I couldn’t fund the bounty for such a solution, but would be happy to donate what I can. Hopefully some early ICP investors with deep pockets will read this and see the value in funding it.
Can you elaborate on your use case a bit more instead of just the outcome that you are needing? Might help inspire a project or two for people reading this post.
Here’s my guesses on what you’re asking for when you say this. Please let me know if I’m wrong, or if your use case is in any way different.
“efficiently indexing large content” → I’m imagining you have a group of larger text documents that you’d like to index (let me know if I’m correct). How would you ideally like to use this index, and how would that index be structured for your use case?
“minimal index storage” → I’m imagining some type of word to document(s) where that word appears mapping
“full text search” → I’m imagining being able to find a document where a word or group of words appear. Nothing too fancy beyond that like regex search.
@icme Thanks for asking.
My use case is for publishing articles of varying sizes and providing flexible search of all articles within the dapp from a simple search bar in the UI. This has two parts: Index and Search.
When an article is published, it needs to be indexed and the index data needs to be stored on-chain within IC canisters.
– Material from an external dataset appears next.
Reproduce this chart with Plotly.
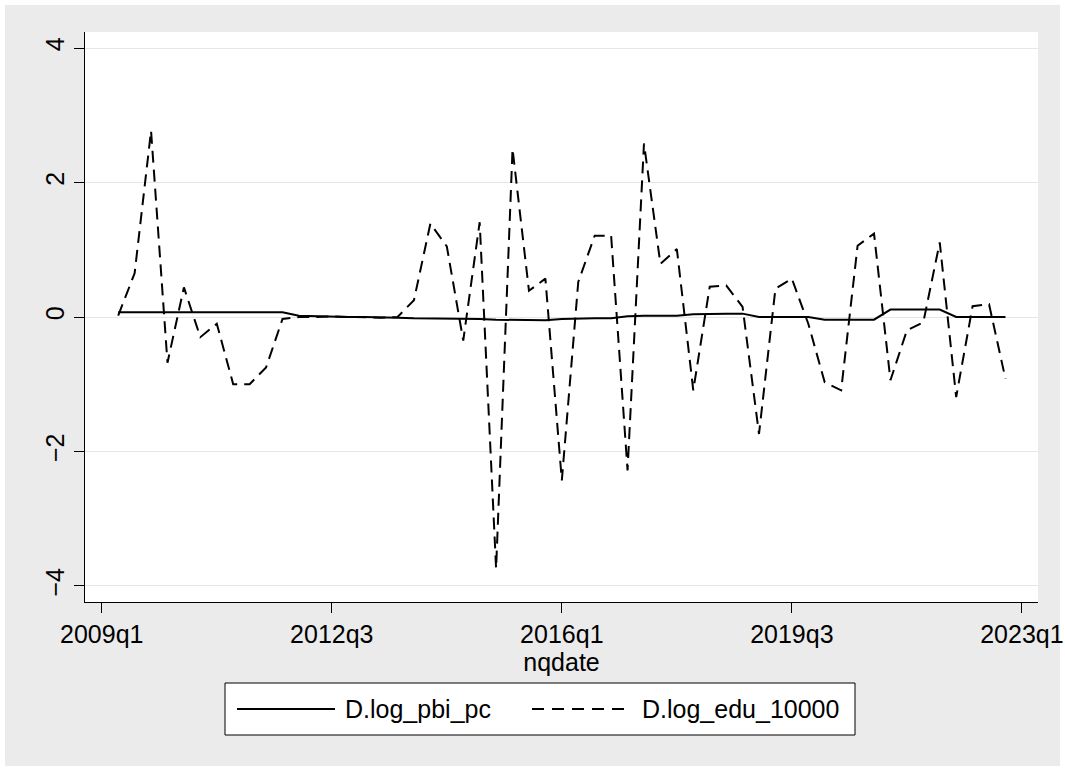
import plotly.graph_objects as go

# Quarterly dates 2009q2 .. 2022q4
quarters = [f"{y}q{q}" for y in range(2009, 2023) for q in range(1, 5)][1:]

d_log_pbi_pc = [
    0.07, 0.07, 0.07, 0.07, 0.07, 0.07, 0.08, 0.08, 0.08, 0.08,
    0.07, 0.02, 0.01, 0.01, 0.00, 0.00, 0.00, -0.01, -0.02, -0.02,
    -0.03, -0.03, -0.03, -0.04, -0.04, -0.05, -0.05, -0.03, -0.02, -0.02,
    -0.02, 0.01, 0.02, 0.02, 0.02, 0.04, 0.05, 0.05, 0.05, 0.00,
    0.00, 0.00, 0.00, -0.04, -0.04, -0.04, -0.04, 0.11, 0.11, 0.11,
    0.11, 0.00, 0.00, 0.00, 0.00,
]

d_log_edu_10000 = [
    0.02, 0.65, 2.77, -0.68, 0.44, -0.30, -0.10, -1.00, -1.00, -0.75,
    -0.03, 0.00, 0.00, 0.01, 0.00, -0.01, -0.01, 0.00, 0.25, 1.39,
    1.05, -0.35, 1.41, -3.74, 2.50, 0.39, 0.57, -2.43, 0.52, 1.21,
    1.21, -2.28, 2.58, 0.79, 1.01, -1.09, 0.45, 0.47, 0.15, -1.74,
    0.42, 0.57, -0.10, -0.97, -1.09, 1.06, 1.24, -0.94, -0.20, -0.08,
    1.11, -1.19, 0.16, 0.19, -0.92,
]

x_tick_labels = ["2009q1", "2012q3", "2016q1", "2019q3", "2023q1"]
y_tick_values = [-4, -2, 0, 2, 4]
series_names = ["D.log_pbi_pc", "D.log_edu_10000"]


def qindex(s):
    return (int(s[:4]) - 2009) * 4 + int(s[5]) - 1


x = [qindex(s) for s in quarters]
x_tick_vals = [qindex(s) for s in x_tick_labels]

FONT = "Liberation Sans, Arial, sans-serif"
W, H = 1065, 771
L, R, T, B = 85, 1038, 32, 602  # plot area in pixels


def px_x(p):
    return (p - L) / (R - L)


def px_y(p):
    return (B - p) / (B - T)


fig = go.Figure()
fig.add_trace(go.Scatter(x=x, y=d_log_pbi_pc, mode="lines", name=series_names[0],
                         line=dict(color="black", width=2), showlegend=False))
fig.add_trace(go.Scatter(x=x, y=d_log_edu_10000, mode="lines", name=series_names[1],
                         line=dict(color="black", width=2, dash="12px,7px"), showlegend=False))

shapes = [
    # thin white frame around the whole graph
    dict(type="rect", xref="paper", yref="paper", x0=px_x(0), x1=px_x(W),
         y0=px_y(H), y1=px_y(0), line=dict(color="white", width=10), layer="below"),
    # Manual legend (Stata-style box under the plot)
    dict(type="rect", xref="paper", yref="paper", x0=px_x(225), x1=px_x(855),
         y0=px_y(683), y1=px_y(735), line=dict(color="black", width=1), fillcolor="white", layer="above"),
    dict(type="line", xref="paper", yref="paper", x0=px_x(237), x1=px_x(335),
         y0=px_y(709), y1=px_y(709), line=dict(color="black", width=2)),
    dict(type="line", xref="paper", yref="paper", x0=px_x(532), x1=px_x(632),
         y0=px_y(709), y1=px_y(709), line=dict(color="black", width=2, dash="12px,8px")),
]
annotations = [
    dict(xref="paper", yref="paper", x=px_x(343), y=px_y(709), text=series_names[0],
         showarrow=False, xanchor="left", yanchor="middle", font=dict(family=FONT, size=25, color="black")),
    dict(xref="paper", yref="paper", x=px_x(640), y=px_y(709), text=series_names[1],
         showarrow=False, xanchor="left", yanchor="middle", font=dict(family=FONT, size=25, color="black")),
]

fig.update_layout(
    width=W, height=H,
    margin=dict(l=L, r=W - R, t=T, b=H - B, pad=0, autoexpand=False),
    paper_bgcolor="#ebebeb",
    plot_bgcolor="white",
    font=dict(family=FONT, size=25, color="black"),
    shapes=shapes,
    annotations=annotations,
    showlegend=False,
)
fig.update_xaxes(
    automargin=False,
    range=[-1.02, 56.98], tickvals=x_tick_vals, ticktext=x_tick_labels,
    ticks="outside", ticklen=10, tickwidth=1, tickcolor="black",
    showline=True, linecolor="black", linewidth=1, mirror=False,
    showgrid=False, zeroline=False,
    tickfont=dict(family=FONT, size=25, color="black"),
    title=dict(text="nqdate", font=dict(family=FONT, size=25, color="black"), standoff=2),
)
fig.update_yaxes(
    automargin=False,
    range=[-4.238, 4.238], tickvals=y_tick_values, tickangle=-90,
    ticks="outside", ticklen=10, tickwidth=1, tickcolor="black",
    showline=True, linecolor="black", linewidth=1,
    showgrid=True, gridcolor="#e6e6e6", gridwidth=1, zeroline=False,
    tickfont=dict(family=FONT, size=25, color="black"),
)

fig.write_html("out.html")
The index structure doesn’t matter, but it should be as small as possible. A single canister will not hold all indexes, so the service would need to scale linearly across an array of dynamic canisters.
There also needs to be a query service to search the index and return relevant results. Queries should be able to match single words and phrases based on root words, not exact matches (plurality, tense, etc.). The results should indicate when an exact match is found. The ability to search with wildcards (*, ?) would be icing on the cake, but far less important than searching by phrase. The search algorithm should only use the index. Scanning all the articles in real-time would not be feasible.
Support for multiple languages would be best, but difficult based on differing grammar rules.
Additional use cases
- Content management
- Web publishing
- Crowd funding
- Any dapp that needs to store and query long text content
What we really need is a Google for the IC that allows dapps to integrate by sending content for indexing and queries for search results (scoped to their dapp’s domain/canister). I hope that someone with a deep understanding of search algorithms is already working on this. We can’t have a new version of the Internet without search functionality. Whoever does this well will become a pillar of Web3.
I have a limited full-text search solution in Motoko that I built myself a month or two ago.
- indexing with one method, querying with another
- tokenizes by word (i.e. whitespace), with no support for stop words, wildcards, regex
- prefix search using a prefix tree (i.e. a real trie, not the Motoko
- ranks exact matches higher than prefix/partial matches
- users can specify attributes in order of priority, where matches on higher-priority attributes are ranked higher than matches on lower-priority attributes
- custom “popularity” function that users can specify to further rank documents
- ranking is done purely at query time using a bucket sort
- paging search results
It’s pretty specific to my use case and not really ready for open source, but I’m happy to send it to you if you want to use it. Would be nice to have multiple people looking and/or working on it.
@jzxchiang Wow! That’s amazing! Yes, I would love to get a copy of your solution, and thank you for offering. You can email me at [email protected]. Much appreciated!
I don’t know how useful this is, but I worked at a startup that made an in-memory reverse indexed search engine built in C++. It used a trie as the underlying data structure and as a result was very fast (someone said the fastest at one point but you know that’s context dependent); and as a result also made in-fix searching possible (flexible with typos). It also included capability for Mandarin (simplified iirc), and geofencing/tagging (sharding was also supposed to be implemented, but I don’t believe it was ever actually got to that point). It also had a couple of database connectors (such as SQLite), and someone even ported it over to Android (although not natively which was not recommended since an NDK version would be more robust so as a result the Android app no longer works as Android apps can no longer spawn processes with IPC).
Anyways, the startup went under (apparently selling search in ~2014 was not that easy for a variety of reasons you can imagine), but the source code was released in case it would be useful to anyone here:
Thanks @inviscidpixels. That looks like an excellent learning resource. I have tons of respect for anyone who can write code like this.